¿Es normal que un primer mandatario tenga que afirmar en dos oportunidades sucesivas que «yo no sabía»?
Así ha sucedido con la Presidenta Bachelet, quien a mediados de abril declaró que «no sabía que la empresa Caval, donde mi nuera es socia con otra persona, estaba en un negocio de esta naturaleza»; ahora ha tenido que repetir la fórmula a finales de mayo, asegurando que «nunca instruí ni fui informada de ello», respecto a la búsqueda de financiamiento en las etapas previas al inicio oficial de su campaña presidencial.
No, no es normal. La norma es que un hijo importante le cuente a su madre importante todo lo que es importante; la norma es que los colaboradores consulten con su líder las gestiones que se refieren a la jefa. Si no, no se ve qué concepto de maternidad o liderazgo tienen.
Y además, ¿es habitual una situación así en personalidades públicas de primerísimo nivel?
De ninguna manera: lo que está sucediendo es muy extraño. La confrontación entre los distintos actores públicos se había trabado siempre por ideas y acciones, por planteamientos y comportamientos referidos a la actividad política, no por cuestiones de carácter ético primario. Lo que siempre fue política avanzada, hoy es ética elemental. Es decir, hemos retrocedido a la situación de las sociedades más primarias, casi al estado de naturaleza.
Por todo lo anterior, la situación de la Presidenta es absolutamente excepcional, inaudita (¿se imagina usted a Salvador Allende afirmando algo así como «yo nunca supe»?).
Pero lo más grave de todo esto no es su carácter anormal o infrecuente, sino más bien las señales que nos indican que estamos frente a una situación terminal.
¿Por qué? Porque la Presidenta ha comprometido su palabra. No ha implicado ni a su programa, ni a sus ministros, ni a sus partidos, sino que ha dejado amarrada la verdad a su propia persona. Ha hecho la apuesta por el activo último del que dispone cada ser humano, especialmente si está en la cumbre del poder: la credibilidad de su palabra, la honradez de su nombre.
Este no es un tema en el que Bachelet pueda invocar un programa -ya suficientemente desprestigiado- ni a unos partidos -que cuentan con la mínima adhesión ciudadana- ni apoyarse en unas personas -cuya credibilidad está cada día más deteriorada. Este es un tema en el que ella ha escogido estar sola. Apela a su palabra, se protege ella sola.
La estrategia es terminal no porque Peñailillo vaya a hacer esto o lo otro para defenderse, que difícilmente lo hará (siempre hay en la izquierda una compensación oculta para beneficiar a los caídos).

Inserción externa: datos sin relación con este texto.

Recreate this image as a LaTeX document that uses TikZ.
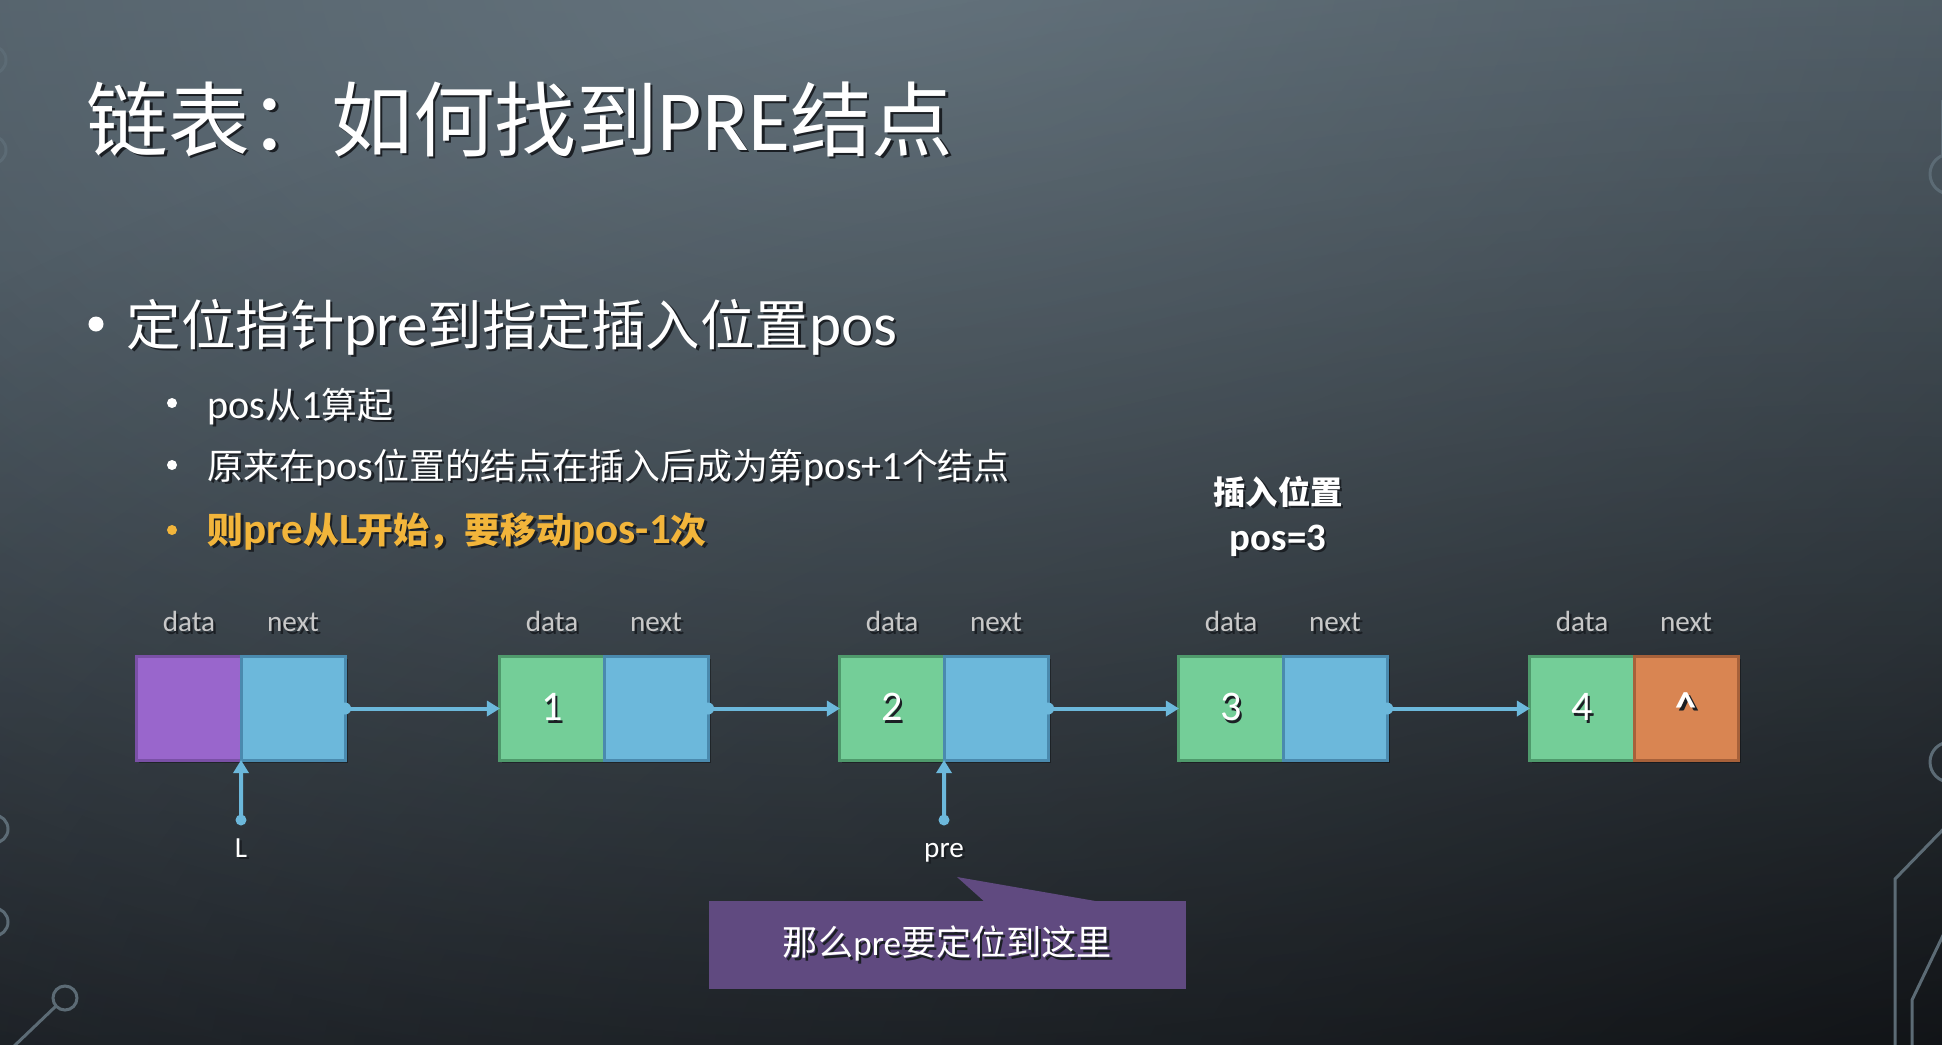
\documentclass[tikz,border=0pt]{standalone}
\usepackage{fontspec}
\setmainfont{Carlito}
\newfontfamily\cjk{Noto Sans CJK SC}
\newfontfamily\latT{Carlito}[Scale=1.05]
\newfontfamily\latA{Carlito}[Scale=1.12]
\newfontfamily\latB{Carlito}[Scale=1.2]
\usetikzlibrary{arrows.meta,shadows,fadings,positioning}

\definecolor{bgTop}{HTML}{3F4B54}
\definecolor{bgMid}{HTML}{2C353D}
\definecolor{bgBot}{HTML}{14171C}
\definecolor{glowc}{HTML}{6C7B85}
\definecolor{decoc}{HTML}{5C6B75}
\definecolor{purpleF}{HTML}{9966CC}
\definecolor{purpleB}{HTML}{7A50A6}
\definecolor{blueF}{HTML}{6CB8DB}
\definecolor{blueB}{HTML}{4A8AAE}
\definecolor{greenF}{HTML}{74CE98}
\definecolor{greenB}{HTML}{4F9A6C}
\definecolor{orangeF}{HTML}{D98552}
\definecolor{orangeB}{HTML}{A7613A}
\definecolor{linkc}{HTML}{6CB8DB}
\definecolor{calloutc}{HTML}{604A80}
\definecolor{hilite}{HTML}{F2B53B}
\definecolor{lblgray}{HTML}{C8C8C8}
\definecolor{shadowc}{HTML}{1B1F24}

\newcommand\zh[1]{{\cjk #1}}
\newcommand\setfs[1]{\fontsize{#1pt}{#1pt}\selectfont}
\newcommand\shd[1]{\makebox[0pt][l]{\kern0.7pt\raisebox{-0.7pt}{\color{shadowc}#1}}#1}

\tikzfading[name=glow, inner color=transparent!0, outer color=transparent!100]

\begin{document}
\begin{tikzpicture}[x=0.01cm, y=-0.01cm,
  deco/.style={draw=decoc, line width=0.03cm},
  cell/.style={draw, line width=0.03cm, minimum width=1.04cm, minimum height=1.03cm,
    inner sep=0, outer sep=0, text=white, font=\setfs{12},
    drop shadow={shadow xshift=0.025cm, shadow yshift=-0.025cm, opacity=0.35, fill=black}},
  headcell/.style={cell, fill=purpleF, draw=purpleB},
  ptrcell/.style={cell, fill=blueF, draw=blueB},
  datacell/.style={cell, fill=greenF, draw=greenB},
  nullcell/.style={cell, fill=orangeF, draw=orangeB},
  fieldlbl/.style={text=lblgray, font=\setfs{8.3}, inner sep=0},
  ptrlbl/.style={text=white, font=\setfs{8.3}, inner sep=0, anchor=base},
  body/.style={text=white, inner sep=0, anchor=base west},
  link/.style={draw=linkc, line width=0.04cm, -{Triangle[length=0.13cm, width=0.15cm]}},
  calloutbox/.style={fill=calloutc, minimum width=4.77cm, minimum height=0.88cm,
    inner sep=0, text=white, font=\setfs{10}},
]
\clip (0,0) rectangle (1942,1044);

% background
\shade[top color=bgTop, middle color=bgMid, bottom color=bgBot] (0,0) rectangle (1942,1044);
\fill[glowc, path fading=glow, fill opacity=0.85] (880,-40) ellipse [x radius=24cm, y radius=15cm];
\fill[black, path fading=glow, fill opacity=0.45] (1900,1100) ellipse [x radius=26cm, y radius=12cm];

% circuit ornaments along the edges
\draw[deco] (-8,60) circle[radius=0.14cm];
\draw[deco] (-8,150) circle[radius=0.14cm];
\draw[deco] (-6,829) circle[radius=0.14cm];
\draw[deco] (-6,922) circle[radius=0.14cm];
\draw[deco] (65,998) circle[radius=0.12cm];
\draw[deco] (56,1006) -- (10,1050);
\draw[deco] (1942,100) -- (1942,156);
\draw[deco] (1950,174) circle[radius=0.2cm];
\draw[deco] (1950,762) circle[radius=0.2cm];
\draw[deco] (1960,812) -- (1895,879) -- (1895,1050);
\draw[deco] (1960,900) -- (1912,1000) -- (1912,1050);

% title
\node[body, font=\latT\setfs{23.2}] (title) at (86,150)
  {\shd{\zh{链表：如何找到}PRE\zh{结点}}};

% bullet list
\fill[white] (96,324) circle[radius=0.075cm];
\node[body, font=\latA\setfs{15.5}] (b0) at (126,345)
  {\shd{\zh{定位指针}pre\zh{到指定插入位置}pos}};
\fill[white] (172,403) circle[radius=0.05cm];
\node[body, font=\latA\setfs{10.2}] (b1) at (207,418)
  {\shd{pos\zh{从}1\zh{算起}}};
\fill[white] (172,465) circle[radius=0.05cm];
\node[body, font=\latA\setfs{10.2}] (b2) at (207,479)
  {\shd{\zh{原来在}pos\zh{位置的结点在插入后成为第}pos+1\zh{个结点}}};
\fill[hilite] (172,530) circle[radius=0.05cm];
\node[body, text=hilite, font=\latB\bfseries\setfs{10.2}] (b3) at (207,543)
  {\shd{\zh{则}pre\zh{从}L\zh{开始，要移动}pos-1\zh{次}}};

% insert position note
\node[text=white, inner sep=0, anchor=base, font=\latB\bfseries\setfs{9.2}] (insA) at (1278,504)
  {\shd{\zh{插入位置}}};
\node[text=white, inner sep=0, anchor=base, font=\latB\bfseries\setfs{9.2}] (insB) at (1278,550)
  {\shd{pos=3}};

% list nodes
\node[headcell] (a0d) at (189,708.5) {};
\node[ptrcell, right=0pt of a0d] (a0n) {};
\node[datacell] (a1d) at (552,708.5) {\shd{1}};
\node[ptrcell, right=0pt of a1d] (a1n) {};
\node[datacell] (a2d) at (892,708.5) {\shd{2}};
\node[ptrcell, right=0pt of a2d] (a2n) {};
\node[datacell] (a3d) at (1231,708.5) {\shd{3}};
\node[ptrcell, right=0pt of a3d] (a3n) {};
\node[datacell] (a4d) at (1582,708.5) {\shd{4}};
\node[nullcell, right=0pt of a4d] (a4n) {\shd{\textbf{\textasciicircum}}};

% field captions
\foreach \c in {a0d,a1d,a2d,a3d,a4d}
  \node[fieldlbl, above=0.22cm of \c] (\c-lbl) {\shd{data}};
\foreach \c in {a0n,a1n,a2n,a3n,a4n}
  \node[fieldlbl, above=0.22cm of \c] (\c-lbl) {\shd{next}};

% next links
\foreach \s/\t in {a0n/a1d,a1n/a2d,a2n/a3d,a3n/a4d}{
  \fill[linkc] (\s.east) circle[radius=0.06cm];
  \draw[link] (\s.east) -- (\t.west);
}

% pointers L and pre
\coordinate (Ldot) at (241,820);
\fill[linkc] (Ldot) circle[radius=0.055cm];
\draw[link] (Ldot) -- (a0d.south east);
\node[ptrlbl] (Llbl) at (241,857) {\shd{L}};

\coordinate (Pdot) at (944,820);
\fill[linkc] (Pdot) circle[radius=0.055cm];
\draw[link] (Pdot) -- (a2d.south east);
\node[ptrlbl] (Plbl) at (944,857) {\shd{pre}};

% callout
\fill[calloutc] (986,903) -- (957,877) -- (1107,903) -- cycle;
\node[calloutbox] (callout) at (947.5,945) {\shd{\zh{那么}pre\zh{要定位到这里}}};
\end{tikzpicture}
\end{document}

La estrategia es terminal porque no hay colchón, ni tierra de nadie, ni zona intermedia que pueda proteger a Bachelet. En efecto, mientras sea lícito creer que la Presidenta ha dicho la verdad, todo irá bien, para ella, para su coalición -que tiembla porque sabe que este análisis es correcto-, incluso para los chilenos en general, que no tendríamos por qué sufrir una debacle de ingobernabilidad, por muy tontos que seamos. Y si no…
La Presidenta ha querido levantar una muralla en torno a sí misma, el muro de su palabra. Mientras alguien no demuestre lo contrario, estará segura detrás de sus afirmaciones, protegida por la necesaria buena fe que siempre se deposita en quien gana en las urnas.
Pero más allá de esa seguridad ya no hay margen para ella, porque no hay entre sus palabras y la realidad sino dos posibilidades: la verdad o la mentira.
Pocas veces un mandatario se expone de este modo, en pocas oportunidades un régimen político llega a este trance.
Una tercera declaración, un tercer «yo no sabía» -y el caso Insunza se pone de pie- agravaría más aún la situación.